MEMBER: Okay. So the information that I have is relevant because, as I say, it could be part of the reason or the reason for affirming the decision under review.
INTERPRETER: Yes.
MEMBER: Okay. So the information is that your marriage is contrived for the purposes of immigration. And that you are in fact not the husband – the father of the baby. And the wife was forced into marrying you by her parents. So you may take your time to respond. And you don’t have to comment, but you may wish to, because it is important to your case.
(Emphasis added.)
The Minister did not contend the primary judge was wrong to find that the Tribunal did not clearly explain to Mr Pham the consequences of the information being relied on in affirming the decision under review, despite the portions emphasised above. Having made that concession, the sole matter arising for consideration under grounds 1 and 2 is whether the Tribunal’s failure to give a more fulsome account of how the information might be relied on in affirming the delegate’s decision to refuse the temporary partner visa.

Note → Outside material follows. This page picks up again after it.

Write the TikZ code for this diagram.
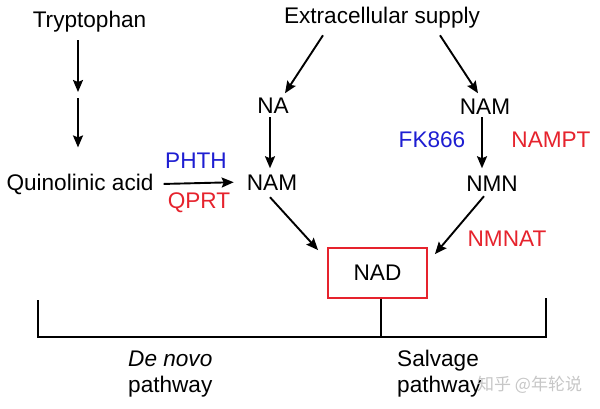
\documentclass[tikz,border=0pt]{standalone}
\usepackage{fontspec}
\setmainfont{Liberation Sans}
\newfontfamily\cjkfont{Noto Sans CJK SC}
\usetikzlibrary{arrows.meta,calc}
\definecolor{myblue}{RGB}{30,30,210}
\definecolor{myred}{RGB}{230,35,45}
\begin{document}
\begin{tikzpicture}[x=1pt,y=-1pt,
  lbl/.style={inner sep=0pt, anchor=base, font=\fontsize{22.6}{26}\selectfont},
  arr/.style={line width=1.9pt, -{Stealth[length=12pt,width=10pt,inset=2pt]}},
  ln/.style={line width=1.9pt}]
\useasboundingbox (0,0) rectangle (600,408);
\fill[white] (0,0) rectangle (600,408);

% nodes
\node[lbl] (tryp) at (89.5,27) {Tryptophan};
\node[lbl] (quin) at (80,190) {Quinolinic acid};
\node[lbl,text=myblue] (phth) at (196,168) {PHTH};
\node[lbl,text=myred] (qprt) at (199,208) {QPRT};
\node[lbl] (na) at (273,113) {NA};
\node[lbl] (naml) at (272,190) {NAM};
\node[lbl] (es) at (382,23) {Extracellular supply};
\node[lbl] (namr) at (485,114) {NAM};
\node[lbl,text=myblue] (fk) at (432,147) {FK866};
\node[lbl,text=myred] (nampt) at (551,147) {NAMPT};
\node[lbl] (nmn) at (492,191) {NMN};
\node[lbl,text=myred] (nmnat) at (507,246) {NMNAT};
\node[draw=myred, line width=1.9pt, minimum width=99pt, minimum height=50pt,
      inner sep=0pt, font=\fontsize{22.6}{26}\selectfont] (nad) at (377.5,273) {NAD};

% arrows
\coordinate (tq) at (78,95);
\draw[arr] ($(tryp.south)+(-11.5,8.4)$) -- ($(tq)+(0,-3)$);
\draw[arr] ($(tq)+(0,3)$) -- ($(quin.north)+(-2,-26)$);
\draw[arr] ($(quin.east)+(10,0)$) -- ($(naml.west)+(-13,0)$);
\draw[arr] ($(es.south)+(-59,7.4)$) -- ($(na.north)+(12,-4)$);
\draw[arr] ($(es.south)+(58,7.4)$) -- ($(namr.north)+(-7,-5)$);
\draw[arr] ($(na.south)+(-3,4)$) -- ($(naml.north)+(-2,-6)$);
\draw[arr] ($(namr.south)+(-3,3)$) -- ($(nmn.north)+(-10,-7)$);
\draw[arr] ($(naml.south)+(-2,7)$) -- ($(nad.north west)+(-9,3)$);
\draw[arr] ($(nmn.south)+(-8,5)$) -- ($(nad.north east)+(7,7)$);

% bracket
\coordinate (bl) at (38,300);
\coordinate (br) at (546,298);
\coordinate (bm) at (381,337);
\draw[ln] (bl) -- (bl |- bm) -- (br |- bm) -- (br);
\draw[ln] (nad.south -| bm) -- (bm);

% pathway labels
\node[lbl, anchor=north west, align=left] (dn) at (128,351) {\textit{De novo}\\pathway};
\node[lbl, anchor=north west, align=left] (sv) at (397,350) {Salvage\\pathway};
\node[inner sep=0pt, anchor=base west, text=black!22, font=\cjkfont\fontsize{17}{20}\selectfont] (wm) at (477,390) {知乎 @年轮说};
\end{tikzpicture}
\end{document}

Although the burden of demonstrating, on the balance of probabilities, a realistic possibility that the Tribunal could have reached a different outcome had it complied with s 359AA remains with Mr Pham, that burden is undemanding. As was held by the High Court in Nathanson v Minister for Home Affairs [2022] HCA 26; 96 ALJR 737, Mr Pham is not required to demonstrate what steps he might have taken to advance the case, nor is he required to provide evidence as to what he would have done. None has been adduced. Mr Pham submitted only that the evidence gives rise to an inference, drawn on the balance of probabilities, that he could have responded differently if the Tribunal had explained the relevance of the information and the consequences of it being relied upon.
Mr Pham submitted that his failure to respond to the issue of Ms Vo’s commitment to him, in light of the allegation that she had been forced to marry him, showed that he did not fully understand the relevance of the allegations and the consequences of it being relied upon.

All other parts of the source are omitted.